The problem for Sheepshanks, the 46-year-old chairman of Ipswich Town, is that the organisations which most need reform if the game is to progress at all levels are the ones he needs on his side to win election. The FA Council, which is the electorate, needs to be neutered while the Premiership, without whose support he has no chance, needs to have its financial dominance emasculated and its profligacy curbed.

Thus, while Sheepshanks yesterday pledged to support the game's grassroots, from the parks to the Nationwide League, he was unable to suggest he would "soak the Premiership rich". Instead he spoke optimistically of an improbable public-private partnership.

Similarly he spoke of the need to restructure the FA Council while insisting there could be a role for the 96-strong body whose members range from the anachronistic (Cambridge University) to the irrelevant (New Zealand).

Sheepshanks, who made his fortune running a variety of food companies, is the sort of dynamic, shrewd and smooth figure the FA needs to rebuild its prestige and influence at home and abroad. However, the favourite for the post is Geoff Thompson, currently doing a solid job as Keith Wiseman's temporary replacement. As the representative of the Hallamshire and Sheffield FA, he is likely to have the support of the county FAs who dominate the Council. He has not, however, yet shown an inclination for sweeping change.

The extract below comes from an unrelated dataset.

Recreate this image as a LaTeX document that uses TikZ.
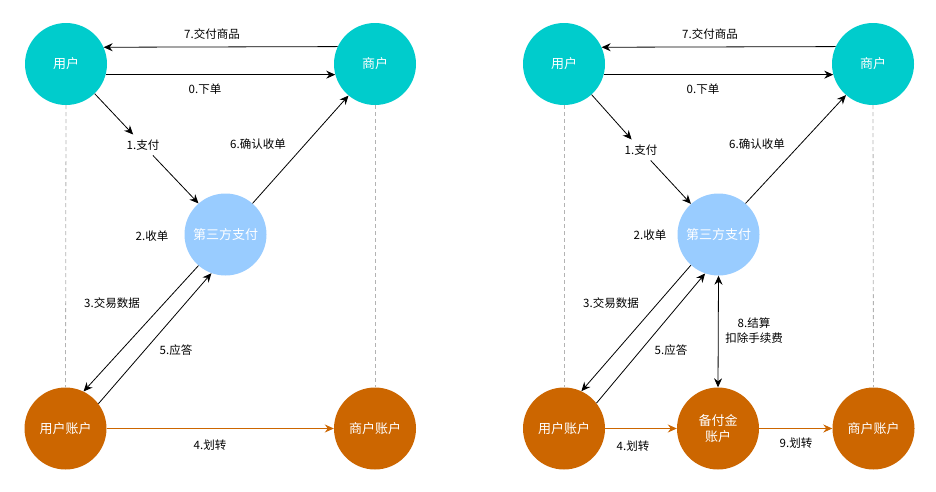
\documentclass[tikz,border=0pt]{standalone}
\usepackage{fontspec}
\setmainfont{Noto Sans CJK SC}
\usetikzlibrary{arrows.meta}
\definecolor{teal1}{HTML}{00CCCC}
\definecolor{blue1}{HTML}{99CCFF}
\definecolor{orange1}{HTML}{CC6600}
\definecolor{dgrey}{HTML}{B3B3B3}
\tikzset{
  circ/.style={circle,minimum size=82pt,inner sep=0pt,text=white,font=\fontsize{13}{16}\selectfont,align=center},
  tealc/.style={circ,fill=teal1},
  bluec/.style={circ,fill=blue1},
  orangec/.style={circ,fill=orange1},
  lbl/.style={font=\fontsize{11.5}{15}\selectfont,text=black,inner sep=1pt,align=center},
  plabel/.style={font=\fontsize{11.5}{15}\selectfont,text=black,inner sep=5pt},
  arr/.style={draw=black,line width=0.8pt,-{Stealth[length=9pt,width=8pt,inset=3pt]}},
  darr/.style={draw=black,line width=0.8pt,{Stealth[length=9pt,width=8pt,inset=3pt]}-{Stealth[length=9pt,width=8pt,inset=3pt]}},
  oarr/.style={draw=orange1,line width=1pt,-{Stealth[length=9pt,width=8pt,inset=3pt]}},
  guide/.style={draw=dgrey,line width=0.8pt,dash pattern=on 4pt off 3pt},
}
\begin{document}
\begin{tikzpicture}[x=1pt,y=-1pt]
\useasboundingbox[fill=white] (0,0) rectangle (936,491);
% ---------- left diagram ----------
\node[tealc] (u) at (66,64) {用户};
\node[tealc] (s) at (375,64) {商户};
\node[bluec] (t) at (225.5,234.5) {第三方支付};
\node[orangec] (ua) at (65.5,428.5) {用户账户};
\node[orangec] (sa) at (375,428.5) {商户账户};
\draw[guide] (u.south) -- (ua.north);
\draw[guide] (s.south) -- (sa.north);
\draw[arr] (s.155.5) -- (u.24.5);
\draw[arr] (u.-15.6) -- (s.195.6);
\node[plabel] (l1) at (143,145) {1.支付};
\draw[arr] (u.-46) -- (l1);
\draw[arr] (l1) -- (t.131);
\draw[arr] (t.49) -- (s.230.5);
\draw[arr] (t.229) -- (ua.64);
\draw[arr] (ua.37.5) -- (t.250);
\draw[oarr] (ua.east) -- (sa.west);
\node[lbl] (l7) at (212,34) {7.交付商品};
\node[lbl] (l0) at (205,89) {0.下单};
\node[lbl] (l6) at (258,144) {6.确认收单};
\node[lbl] (l2) at (152,236) {2.收单};
\node[lbl] (l3) at (112,303) {3.交易数据};
\node[lbl] (l5) at (176,350) {5.应答};
\node[lbl] (l4) at (210,445) {4.划转};
% ---------- right diagram ----------
\node[tealc] (ru) at (564,64) {用户};
\node[tealc] (rs) at (873,64) {商户};
\node[bluec] (rt) at (718.5,234.5) {第三方支付};
\node[orangec] (rua) at (564,428.5) {用户账户};
\node[orangec] (rb) at (718,428.5) {备付金\\账户};
\node[orangec] (rsa) at (873.5,428.5) {商户账户};
\draw[guide] (ru.south) -- (rua.north);
\draw[guide] (rs.south) -- (rsa.north);
\draw[arr] (rs.155.5) -- (ru.24.5);
\draw[arr] (ru.-15.6) -- (rs.195.6);
\node[plabel] (rl1) at (641,150) {1.支付};
\draw[arr] (ru.-48) -- (rl1);
\draw[arr] (rl1) -- (rt.132);
\draw[arr] (rt.49) -- (rs.229);
\draw[arr] (rt.228) -- (rua.65);
\draw[arr] (rua.38) -- (rt.251);
\draw[darr] (rt.south) -- (rb.north);
\draw[oarr] (rua.east) -- (rb.west);
\draw[oarr] (rb.east) -- (rsa.west);
\node[lbl] (rl7) at (710,34) {7.交付商品};
\node[lbl] (rl0) at (703,89) {0.下单};
\node[lbl] (rl6) at (757,144) {6.确认收单};
\node[lbl] (rl2) at (650,235) {2.收单};
\node[lbl] (rl3) at (611,303) {3.交易数据};
\node[lbl] (rl5) at (671,350) {5.应答};
\node[lbl] (rl8) at (754,331) {8.结算\\扣除手续费};
\node[lbl] (rl4) at (633,446) {4.划转};
\node[lbl] (rl9) at (796,443) {9.划转};
\end{tikzpicture}
\end{document}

Sheepshanks admits he is "the underdog" - thus yesterday's presidential style campaign launch complete with glossy manifesto: "The Way Forward with David Sheepshanks". He is also lobbying every individual Council member.

In the manifesto Sheepshanks calls for the development of a seven-year plan designed to end in England hosting and winning the 2006 World Cup. Previous such plans have been broken on the wheel of self- interest but, in a departure, Sheepshanks says the FA (and, thus himself) should be held accountable for its success.

Many of his ideas are sound, if lacking in detail and occasionally contradictory. The general thrust is to raise standards of play, behaviour and leadership at all levels.

"The English game is underachieving," said Sheepshanks. "The consequences if we don't embrace the type of change I have proposed do not bear thinking about."

He is in favour of restrictions on foreign players, if this can be squared with the European Community, and wants to tackle wage inflation and the accountability and control of agents. Other tilts at windmills include the eradication of hooliganism. He is in favour of Kevin Keegan (he is hardly going to say otherwise) but his preference for a chief executive with a business background would appear to rule out the temporary incumbent, David Davies.

Sheepshanks, who would like the position to become a paid one - it is three to four days' work a week - intends to cut back his work at Ipswich regardless of his fate at the FA's summer meeting in Chester on 26 June. His work there, and with the Football League, is one of the strongest parts of his candidacy. "He has," said an employee of the Suffolk club, "really turned the club around. He is popular and respected even though he has not spent millions on the team."